** MATERIAL PROVIDED **
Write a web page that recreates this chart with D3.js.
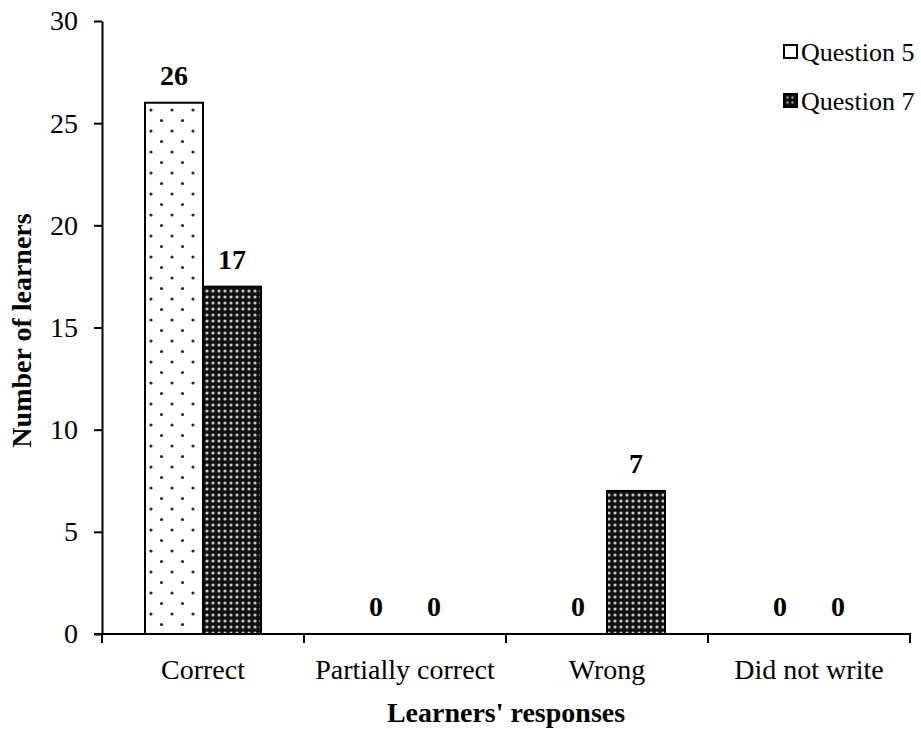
<!DOCTYPE html>
<html>
<head>
<meta charset="utf-8">
<script src="https://cdn.jsdelivr.net/npm/d3@7"></script>
<style>
  html, body { margin: 0; padding: 0; background: #fff; }
  svg { display: block; }
  text { font-family: "Liberation Serif", "Times New Roman", serif; fill: #000; }
</style>
</head>
<body>
<script>
const categories = ["Correct", "Partially correct", "Wrong", "Did not write"];
const seriesNames = ["Question 5", "Question 7"];
const question5 = [26, 0, 0, 0];
const question7 = [17, 0, 7, 0];
const yTicks = [0, 5, 10, 15, 20, 25, 30];

(function () {
const W = 921, H = 729;
const mLeft = 102, mRight = 910, mTop = 21, mBottom = 634;
const barW = 58;

const svg = d3.select("body").append("svg").attr("width", W).attr("height", H);

const defs = svg.append("defs");
// Dotted pattern for Question 5
const p5 = defs.append("pattern").attr("id", "pat5").attr("patternUnits", "userSpaceOnUse")
  .attr("width", 21).attr("height", 21).attr("x", 146).attr("y", 0);
p5.append("rect").attr("width", 21).attr("height", 21).attr("fill", "#fff");
p5.append("circle").attr("cx", 5).attr("cy", 5).attr("r", 1.6).attr("fill", "#2a2a2a");
p5.append("circle").attr("cx", 15.5).attr("cy", 15.5).attr("r", 1.6).attr("fill", "#2a2a2a");
// Dense pattern for Question 7
const p7 = defs.append("pattern").attr("id", "pat7").attr("patternUnits", "userSpaceOnUse")
  .attr("width", 6).attr("height", 6);
p7.append("rect").attr("width", 6).attr("height", 6).attr("fill", "#111");
p7.append("circle").attr("cx", 3).attr("cy", 3).attr("r", 1.6).attr("fill", "#c8c8c8");
// legend pattern
const p7l = defs.append("pattern").attr("id", "pat7l").attr("patternUnits", "userSpaceOnUse")
  .attr("width", 5).attr("height", 5);
p7l.append("rect").attr("width", 5).attr("height", 5).attr("fill", "#111");
p7l.append("circle").attr("cx", 2.5).attr("cy", 2.5).attr("r", 1.2).attr("fill", "#999");

const x = d3.scaleBand().domain(categories).range([mLeft, mRight]).padding(0);
const y = d3.scaleLinear().domain([0, 30]).range([mBottom, mTop]);

const series = [
  { name: seriesNames[0], values: question5, fill: "url(#pat5)", offset: -barW },
  { name: seriesNames[1], values: question7, fill: "url(#pat7)", offset: 0 }
];

series.forEach(s => {
  const g = svg.append("g");
  categories.forEach((c, i) => {
    const v = s.values[i];
    const cx = x(c) + x.bandwidth() / 2;
    if (v > 0) {
      g.append("rect")
        .attr("x", cx + s.offset)
        .attr("y", y(v))
        .attr("width", barW)
        .attr("height", y(0) - y(v))
        .attr("fill", s.fill)
        .attr("stroke", "#000")
        .attr("stroke-width", 2);
    }
    g.append("text")
      .attr("x", cx + s.offset + barW / 2)
      .attr("y", y(v) - 18)
      .attr("text-anchor", "middle")
      .attr("font-size", 28)
      .attr("font-weight", "bold")
      .text(v);
  });
});

// Y axis
const yAxis = d3.axisLeft(y).tickValues(yTicks).tickSize(8).tickPadding(16).tickSizeOuter(0);
const gy = svg.append("g").attr("transform", `translate(${mLeft},0)`).call(yAxis);
gy.selectAll("path, line").attr("stroke", "#000").attr("stroke-width", 2);
gy.selectAll("text").attr("font-size", 28).attr("font-family", "Liberation Serif").attr("fill", "#000");

// X axis
const boundaries = categories.map(c => x(c)).concat([mRight]);
const gx = svg.append("g");
gx.append("line").attr("x1", mLeft - 8).attr("x2", mRight + 1).attr("y1", mBottom).attr("y2", mBottom)
  .attr("stroke", "#000").attr("stroke-width", 2);
gx.selectAll("line.tick").data(boundaries).enter().append("line")
  .attr("class", "tick")
  .attr("x1", d => d).attr("x2", d => d).attr("y1", mBottom).attr("y2", mBottom + 9)
  .attr("stroke", "#000").attr("stroke-width", 2);
gx.selectAll("text").data(categories).enter().append("text")
  .attr("x", d => x(d) + x.bandwidth() / 2)
  .attr("y", 679)
  .attr("text-anchor", "middle")
  .attr("font-size", 28)
  .text(d => d);

// Axis titles
svg.append("text").attr("x", (mLeft + mRight) / 2).attr("y", 722)
  .attr("text-anchor", "middle").attr("font-size", 28).attr("font-weight", "bold")
  .text("Learners' responses");
svg.append("text").attr("transform", `translate(31,${(mTop + mBottom) / 2 + 3}) rotate(-90)`)
  .attr("text-anchor", "middle").attr("font-size", 28).attr("font-weight", "bold")
  .text("Number of learners");

// Legend
const legendY = [52, 101];
const legFills = ["#fff", "url(#pat7l)"];
seriesNames.forEach((n, i) => {
  svg.append("rect").attr("x", 784).attr("y", legendY[i] - 7).attr("width", 13).attr("height", 13)
    .attr("fill", legFills[i]).attr("stroke", "#000").attr("stroke-width", 2);
  svg.append("text").attr("x", 801).attr("y", legendY[i] + 9).attr("font-size", 26).text(n);
});
})();
</script>
</body>
</html>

** TO BE DONE **
Copy the listing in full and without alteration, omitting every picture.

** TASK ANSWER **
Write a web page that recreates this chart with D3.js.
<!DOCTYPE html>
<html>
<head>
<meta charset="utf-8">
<script src="https://cdn.jsdelivr.net/npm/d3@7"></script>
<style>
  html, body { margin: 0; padding: 0; background: #fff; }
  svg { display: block; }
  text { font-family: "Liberation Serif", "Times New Roman", serif; fill: #000; }
</style>
</head>
<body>
<script>
const categories = ["Correct", "Partially correct", "Wrong", "Did not write"];
const seriesNames = ["Question 5", "Question 7"];
const question5 = [26, 0, 0, 0];
const question7 = [17, 0, 7, 0];
const yTicks = [0, 5, 10, 15, 20, 25, 30];

(function () {
const W = 921, H = 729;
const mLeft = 102, mRight = 910, mTop = 21, mBottom = 634;
const barW = 58;

const svg = d3.select("body").append("svg").attr("width", W).attr("height", H);

const defs = svg.append("defs");
// Dotted pattern for Question 5
const p5 = defs.append("pattern").attr("id", "pat5").attr("patternUnits", "userSpaceOnUse")
  .attr("width", 21).attr("height", 21).attr("x", 146).attr("y", 0);
p5.append("rect").attr("width", 21).attr("height", 21).attr("fill", "#fff");
p5.append("circle").attr("cx", 5).attr("cy", 5).attr("r", 1.6).attr("fill", "#2a2a2a");
p5.append("circle").attr("cx", 15.5).attr("cy", 15.5).attr("r", 1.6).attr("fill", "#2a2a2a");
// Dense pattern for Question 7
const p7 = defs.append("pattern").attr("id", "pat7").attr("patternUnits", "userSpaceOnUse")
  .attr("width", 6).attr("height", 6);
p7.append("rect").attr("width", 6).attr("height", 6).attr("fill", "#111");
p7.append("circle").attr("cx", 3).attr("cy", 3).attr("r", 1.6).attr("fill", "#c8c8c8");
// legend pattern
const p7l = defs.append("pattern").attr("id", "pat7l").attr("patternUnits", "userSpaceOnUse")
  .attr("width", 5).attr("height", 5);
p7l.append("rect").attr("width", 5).attr("height", 5).attr("fill", "#111");
p7l.append("circle").attr("cx", 2.5).attr("cy", 2.5).attr("r", 1.2).attr("fill", "#999");

const x = d3.scaleBand().domain(categories).range([mLeft, mRight]).padding(0);
const y = d3.scaleLinear().domain([0, 30]).range([mBottom, mTop]);

const series = [
  { name: seriesNames[0], values: question5, fill: "url(#pat5)", offset: -barW },
  { name: seriesNames[1], values: question7, fill: "url(#pat7)", offset: 0 }
];

series.forEach(s => {
  const g = svg.append("g");
  categories.forEach((c, i) => {
    const v = s.values[i];
    const cx = x(c) + x.bandwidth() / 2;
    if (v > 0) {
      g.append("rect")
        .attr("x", cx + s.offset)
        .attr("y", y(v))
        .attr("width", barW)
        .attr("height", y(0) - y(v))
        .attr("fill", s.fill)
        .attr("stroke", "#000")
        .attr("stroke-width", 2);
    }
    g.append("text")
      .attr("x", cx + s.offset + barW / 2)
      .attr("y", y(v) - 18)
      .attr("text-anchor", "middle")
      .attr("font-size", 28)
      .attr("font-weight", "bold")
      .text(v);
  });
});

// Y axis
const yAxis = d3.axisLeft(y).tickValues(yTicks).tickSize(8).tickPadding(16).tickSizeOuter(0);
const gy = svg.append("g").attr("transform", `translate(${mLeft},0)`).call(yAxis);
gy.selectAll("path, line").attr("stroke", "#000").attr("stroke-width", 2);
gy.selectAll("text").attr("font-size", 28).attr("font-family", "Liberation Serif").attr("fill", "#000");

// X axis
const boundaries = categories.map(c => x(c)).concat([mRight]);
const gx = svg.append("g");
gx.append("line").attr("x1", mLeft - 8).attr("x2", mRight + 1).attr("y1", mBottom).attr("y2", mBottom)
  .attr("stroke", "#000").attr("stroke-width", 2);
gx.selectAll("line.tick").data(boundaries).enter().append("line")
  .attr("class", "tick")
  .attr("x1", d => d).attr("x2", d => d).attr("y1", mBottom).attr("y2", mBottom + 9)
  .attr("stroke", "#000").attr("stroke-width", 2);
gx.selectAll("text").data(categories).enter().append("text")
  .attr("x", d => x(d) + x.bandwidth() / 2)
  .attr("y", 679)
  .attr("text-anchor", "middle")
  .attr("font-size", 28)
  .text(d => d);

// Axis titles
svg.append("text").attr("x", (mLeft + mRight) / 2).attr("y", 722)
  .attr("text-anchor", "middle").attr("font-size", 28).attr("font-weight", "bold")
  .text("Learners' responses");
svg.append("text").attr("transform", `translate(31,${(mTop + mBottom) / 2 + 3}) rotate(-90)`)
  .attr("text-anchor", "middle").attr("font-size", 28).attr("font-weight", "bold")
  .text("Number of learners");

// Legend
const legendY = [52, 101];
const legFills = ["#fff", "url(#pat7l)"];
seriesNames.forEach((n, i) => {
  svg.append("rect").attr("x", 784).attr("y", legendY[i] - 7).attr("width", 13).attr("height", 13)
    .attr("fill", legFills[i]).attr("stroke", "#000").attr("stroke-width", 2);
  svg.append("text").attr("x", 801).attr("y", legendY[i] + 9).attr("font-size", 26).text(n);
});
})();
</script>
</body>
</html>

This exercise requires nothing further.